** Work to complete **
Write out the full set of records exactly. Any pictures in them do not belong in the copy.

--------------------

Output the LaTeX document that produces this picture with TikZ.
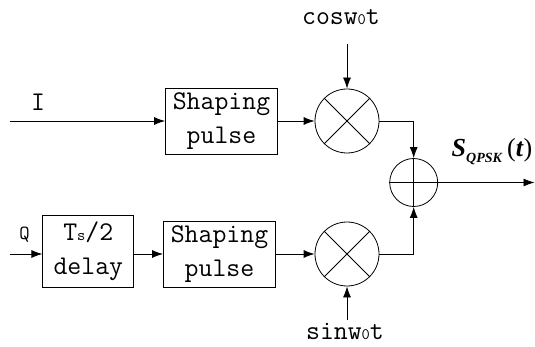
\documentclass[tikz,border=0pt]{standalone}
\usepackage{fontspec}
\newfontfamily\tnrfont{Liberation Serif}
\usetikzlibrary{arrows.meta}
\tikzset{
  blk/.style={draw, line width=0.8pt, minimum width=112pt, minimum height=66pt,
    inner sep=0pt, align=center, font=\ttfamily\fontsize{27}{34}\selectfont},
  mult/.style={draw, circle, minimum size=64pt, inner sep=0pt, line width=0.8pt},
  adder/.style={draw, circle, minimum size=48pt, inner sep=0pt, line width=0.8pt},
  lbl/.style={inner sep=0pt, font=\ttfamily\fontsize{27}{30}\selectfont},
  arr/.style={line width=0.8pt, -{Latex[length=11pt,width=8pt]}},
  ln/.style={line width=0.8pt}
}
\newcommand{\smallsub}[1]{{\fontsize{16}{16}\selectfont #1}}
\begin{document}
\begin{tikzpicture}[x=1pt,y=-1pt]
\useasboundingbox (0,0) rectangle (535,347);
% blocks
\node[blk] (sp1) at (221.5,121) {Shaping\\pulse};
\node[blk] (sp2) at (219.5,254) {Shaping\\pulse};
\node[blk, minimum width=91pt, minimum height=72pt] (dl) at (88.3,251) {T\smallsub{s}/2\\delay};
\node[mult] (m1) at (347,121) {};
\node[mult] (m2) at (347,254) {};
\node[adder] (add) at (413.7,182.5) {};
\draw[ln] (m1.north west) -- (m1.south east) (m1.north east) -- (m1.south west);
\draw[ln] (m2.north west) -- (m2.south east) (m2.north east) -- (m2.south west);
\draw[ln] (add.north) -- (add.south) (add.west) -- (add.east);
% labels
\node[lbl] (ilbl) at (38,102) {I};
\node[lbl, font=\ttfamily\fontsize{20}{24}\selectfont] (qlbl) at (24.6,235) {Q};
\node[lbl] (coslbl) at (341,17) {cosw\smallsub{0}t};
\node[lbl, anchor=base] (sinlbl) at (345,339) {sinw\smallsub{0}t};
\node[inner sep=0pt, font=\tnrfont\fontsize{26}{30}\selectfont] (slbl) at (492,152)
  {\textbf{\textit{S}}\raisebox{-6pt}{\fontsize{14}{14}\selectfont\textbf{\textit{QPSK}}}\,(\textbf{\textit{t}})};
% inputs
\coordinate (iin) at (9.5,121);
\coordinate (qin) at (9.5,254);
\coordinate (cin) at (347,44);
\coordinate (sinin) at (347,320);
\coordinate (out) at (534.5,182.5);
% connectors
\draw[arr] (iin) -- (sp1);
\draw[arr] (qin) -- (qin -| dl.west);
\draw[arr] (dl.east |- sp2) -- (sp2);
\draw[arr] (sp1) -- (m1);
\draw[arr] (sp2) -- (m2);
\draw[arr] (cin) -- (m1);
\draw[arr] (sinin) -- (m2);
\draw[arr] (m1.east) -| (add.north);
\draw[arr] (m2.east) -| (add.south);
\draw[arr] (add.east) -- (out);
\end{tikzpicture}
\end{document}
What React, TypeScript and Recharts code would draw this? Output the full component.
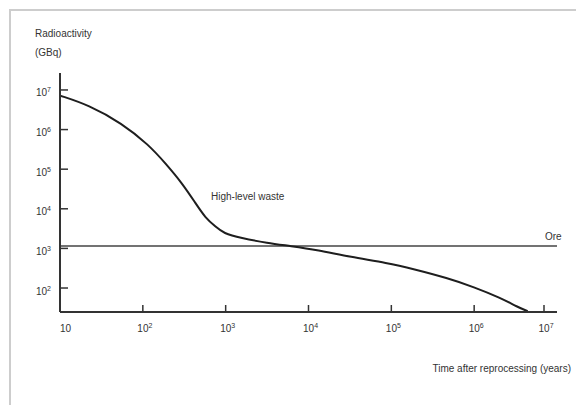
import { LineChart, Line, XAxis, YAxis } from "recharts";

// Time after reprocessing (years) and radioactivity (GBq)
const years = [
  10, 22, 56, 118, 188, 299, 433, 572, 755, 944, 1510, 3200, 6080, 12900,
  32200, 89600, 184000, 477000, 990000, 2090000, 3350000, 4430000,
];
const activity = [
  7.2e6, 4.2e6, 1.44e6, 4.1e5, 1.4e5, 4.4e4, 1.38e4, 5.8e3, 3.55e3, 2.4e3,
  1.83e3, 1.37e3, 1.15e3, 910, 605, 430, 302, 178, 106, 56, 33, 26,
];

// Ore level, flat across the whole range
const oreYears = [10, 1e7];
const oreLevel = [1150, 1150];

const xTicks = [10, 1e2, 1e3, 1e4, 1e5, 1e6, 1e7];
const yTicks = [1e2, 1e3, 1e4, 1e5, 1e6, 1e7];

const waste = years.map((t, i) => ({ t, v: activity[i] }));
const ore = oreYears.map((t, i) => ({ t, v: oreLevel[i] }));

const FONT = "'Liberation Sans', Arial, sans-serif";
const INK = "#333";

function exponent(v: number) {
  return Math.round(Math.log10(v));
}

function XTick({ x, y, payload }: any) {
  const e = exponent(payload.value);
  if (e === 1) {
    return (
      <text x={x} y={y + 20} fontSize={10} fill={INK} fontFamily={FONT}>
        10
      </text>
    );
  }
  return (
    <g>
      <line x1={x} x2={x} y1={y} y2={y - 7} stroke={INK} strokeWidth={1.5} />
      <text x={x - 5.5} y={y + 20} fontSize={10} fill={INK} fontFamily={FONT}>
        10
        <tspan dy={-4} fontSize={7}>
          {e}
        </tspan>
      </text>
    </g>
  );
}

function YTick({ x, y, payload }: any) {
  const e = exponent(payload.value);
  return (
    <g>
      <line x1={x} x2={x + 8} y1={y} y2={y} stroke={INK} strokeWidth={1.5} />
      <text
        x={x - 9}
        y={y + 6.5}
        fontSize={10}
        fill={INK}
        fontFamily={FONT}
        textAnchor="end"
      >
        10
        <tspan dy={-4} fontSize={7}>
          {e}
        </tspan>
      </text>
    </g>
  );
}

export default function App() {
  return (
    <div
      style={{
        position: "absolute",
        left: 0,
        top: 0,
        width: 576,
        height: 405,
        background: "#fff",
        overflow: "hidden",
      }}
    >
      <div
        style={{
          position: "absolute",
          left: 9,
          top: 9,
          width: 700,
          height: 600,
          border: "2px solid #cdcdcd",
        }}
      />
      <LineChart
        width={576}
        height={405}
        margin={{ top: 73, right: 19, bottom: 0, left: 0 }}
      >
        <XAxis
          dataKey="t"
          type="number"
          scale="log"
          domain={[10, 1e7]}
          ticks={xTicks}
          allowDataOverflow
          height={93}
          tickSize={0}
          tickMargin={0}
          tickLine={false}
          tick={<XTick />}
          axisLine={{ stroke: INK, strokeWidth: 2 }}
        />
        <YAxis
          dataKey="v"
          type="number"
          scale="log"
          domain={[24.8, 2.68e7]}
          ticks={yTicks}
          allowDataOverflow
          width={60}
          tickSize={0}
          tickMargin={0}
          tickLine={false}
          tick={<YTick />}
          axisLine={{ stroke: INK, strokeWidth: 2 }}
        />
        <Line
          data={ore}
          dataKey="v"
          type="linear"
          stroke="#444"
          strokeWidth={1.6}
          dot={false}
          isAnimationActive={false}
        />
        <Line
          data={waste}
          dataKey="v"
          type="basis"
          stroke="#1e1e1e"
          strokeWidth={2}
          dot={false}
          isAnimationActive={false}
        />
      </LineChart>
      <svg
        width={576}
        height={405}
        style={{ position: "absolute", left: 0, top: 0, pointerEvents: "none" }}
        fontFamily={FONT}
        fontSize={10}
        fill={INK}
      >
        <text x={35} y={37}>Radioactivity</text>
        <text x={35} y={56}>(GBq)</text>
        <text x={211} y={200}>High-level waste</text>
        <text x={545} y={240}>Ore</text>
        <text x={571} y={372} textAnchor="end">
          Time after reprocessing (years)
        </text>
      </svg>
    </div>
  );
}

--------------------

** Written response **
Output the LaTeX document that produces this picture with TikZ.
\documentclass[tikz,border=0pt]{standalone}
\usepackage{fontspec}
\newfontfamily\tnrfont{Liberation Serif}
\usetikzlibrary{arrows.meta}
\tikzset{
  blk/.style={draw, line width=0.8pt, minimum width=112pt, minimum height=66pt,
    inner sep=0pt, align=center, font=\ttfamily\fontsize{27}{34}\selectfont},
  mult/.style={draw, circle, minimum size=64pt, inner sep=0pt, line width=0.8pt},
  adder/.style={draw, circle, minimum size=48pt, inner sep=0pt, line width=0.8pt},
  lbl/.style={inner sep=0pt, font=\ttfamily\fontsize{27}{30}\selectfont},
  arr/.style={line width=0.8pt, -{Latex[length=11pt,width=8pt]}},
  ln/.style={line width=0.8pt}
}
\newcommand{\smallsub}[1]{{\fontsize{16}{16}\selectfont #1}}
\begin{document}
\begin{tikzpicture}[x=1pt,y=-1pt]
\useasboundingbox (0,0) rectangle (535,347);
% blocks
\node[blk] (sp1) at (221.5,121) {Shaping\\pulse};
\node[blk] (sp2) at (219.5,254) {Shaping\\pulse};
\node[blk, minimum width=91pt, minimum height=72pt] (dl) at (88.3,251) {T\smallsub{s}/2\\delay};
\node[mult] (m1) at (347,121) {};
\node[mult] (m2) at (347,254) {};
\node[adder] (add) at (413.7,182.5) {};
\draw[ln] (m1.north west) -- (m1.south east) (m1.north east) -- (m1.south west);
\draw[ln] (m2.north west) -- (m2.south east) (m2.north east) -- (m2.south west);
\draw[ln] (add.north) -- (add.south) (add.west) -- (add.east);
% labels
\node[lbl] (ilbl) at (38,102) {I};
\node[lbl, font=\ttfamily\fontsize{20}{24}\selectfont] (qlbl) at (24.6,235) {Q};
\node[lbl] (coslbl) at (341,17) {cosw\smallsub{0}t};
\node[lbl, anchor=base] (sinlbl) at (345,339) {sinw\smallsub{0}t};
\node[inner sep=0pt, font=\tnrfont\fontsize{26}{30}\selectfont] (slbl) at (492,152)
  {\textbf{\textit{S}}\raisebox{-6pt}{\fontsize{14}{14}\selectfont\textbf{\textit{QPSK}}}\,(\textbf{\textit{t}})};
% inputs
\coordinate (iin) at (9.5,121);
\coordinate (qin) at (9.5,254);
\coordinate (cin) at (347,44);
\coordinate (sinin) at (347,320);
\coordinate (out) at (534.5,182.5);
% connectors
\draw[arr] (iin) -- (sp1);
\draw[arr] (qin) -- (qin -| dl.west);
\draw[arr] (dl.east |- sp2) -- (sp2);
\draw[arr] (sp1) -- (m1);
\draw[arr] (sp2) -- (m2);
\draw[arr] (cin) -- (m1);
\draw[arr] (sinin) -- (m2);
\draw[arr] (m1.east) -| (add.north);
\draw[arr] (m2.east) -| (add.south);
\draw[arr] (add.east) -- (out);
\end{tikzpicture}
\end{document}
What React, TypeScript and Recharts code would draw this? Output the full component.
import { LineChart, Line, XAxis, YAxis } from "recharts";

// Time after reprocessing (years) and radioactivity (GBq)
const years = [
  10, 22, 56, 118, 188, 299, 433, 572, 755, 944, 1510, 3200, 6080, 12900,
  32200, 89600, 184000, 477000, 990000, 2090000, 3350000, 4430000,
];
const activity = [
  7.2e6, 4.2e6, 1.44e6, 4.1e5, 1.4e5, 4.4e4, 1.38e4, 5.8e3, 3.55e3, 2.4e3,
  1.83e3, 1.37e3, 1.15e3, 910, 605, 430, 302, 178, 106, 56, 33, 26,
];

// Ore level, flat across the whole range
const oreYears = [10, 1e7];
const oreLevel = [1150, 1150];

const xTicks = [10, 1e2, 1e3, 1e4, 1e5, 1e6, 1e7];
const yTicks = [1e2, 1e3, 1e4, 1e5, 1e6, 1e7];

const waste = years.map((t, i) => ({ t, v: activity[i] }));
const ore = oreYears.map((t, i) => ({ t, v: oreLevel[i] }));

const FONT = "'Liberation Sans', Arial, sans-serif";
const INK = "#333";

function exponent(v: number) {
  return Math.round(Math.log10(v));
}

function XTick({ x, y, payload }: any) {
  const e = exponent(payload.value);
  if (e === 1) {
    return (
      <text x={x} y={y + 20} fontSize={10} fill={INK} fontFamily={FONT}>
        10
      </text>
    );
  }
  return (
    <g>
      <line x1={x} x2={x} y1={y} y2={y - 7} stroke={INK} strokeWidth={1.5} />
      <text x={x - 5.5} y={y + 20} fontSize={10} fill={INK} fontFamily={FONT}>
        10
        <tspan dy={-4} fontSize={7}>
          {e}
        </tspan>
      </text>
    </g>
  );
}

function YTick({ x, y, payload }: any) {
  const e = exponent(payload.value);
  return (
    <g>
      <line x1={x} x2={x + 8} y1={y} y2={y} stroke={INK} strokeWidth={1.5} />
      <text
        x={x - 9}
        y={y + 6.5}
        fontSize={10}
        fill={INK}
        fontFamily={FONT}
        textAnchor="end"
      >
        10
        <tspan dy={-4} fontSize={7}>
          {e}
        </tspan>
      </text>
    </g>
  );
}

export default function App() {
  return (
    <div
      style={{
        position: "absolute",
        left: 0,
        top: 0,
        width: 576,
        height: 405,
        background: "#fff",
        overflow: "hidden",
      }}
    >
      <div
        style={{
          position: "absolute",
          left: 9,
          top: 9,
          width: 700,
          height: 600,
          border: "2px solid #cdcdcd",
        }}
      />
      <LineChart
        width={576}
        height={405}
        margin={{ top: 73, right: 19, bottom: 0, left: 0 }}
      >
        <XAxis
          dataKey="t"
          type="number"
          scale="log"
          domain={[10, 1e7]}
          ticks={xTicks}
          allowDataOverflow
          height={93}
          tickSize={0}
          tickMargin={0}
          tickLine={false}
          tick={<XTick />}
          axisLine={{ stroke: INK, strokeWidth: 2 }}
        />
        <YAxis
          dataKey="v"
          type="number"
          scale="log"
          domain={[24.8, 2.68e7]}
          ticks={yTicks}
          allowDataOverflow
          width={60}
          tickSize={0}
          tickMargin={0}
          tickLine={false}
          tick={<YTick />}
          axisLine={{ stroke: INK, strokeWidth: 2 }}
        />
        <Line
          data={ore}
          dataKey="v"
          type="linear"
          stroke="#444"
          strokeWidth={1.6}
          dot={false}
          isAnimationActive={false}
        />
        <Line
          data={waste}
          dataKey="v"
          type="basis"
          stroke="#1e1e1e"
          strokeWidth={2}
          dot={false}
          isAnimationActive={false}
        />
      </LineChart>
      <svg
        width={576}
        height={405}
        style={{ position: "absolute", left: 0, top: 0, pointerEvents: "none" }}
        fontFamily={FONT}
        fontSize={10}
        fill={INK}
      >
        <text x={35} y={37}>Radioactivity</text>
        <text x={35} y={56}>(GBq)</text>
        <text x={211} y={200}>High-level waste</text>
        <text x={545} y={240}>Ore</text>
        <text x={571} y={372} textAnchor="end">
          Time after reprocessing (years)
        </text>
      </svg>
    </div>
  );
}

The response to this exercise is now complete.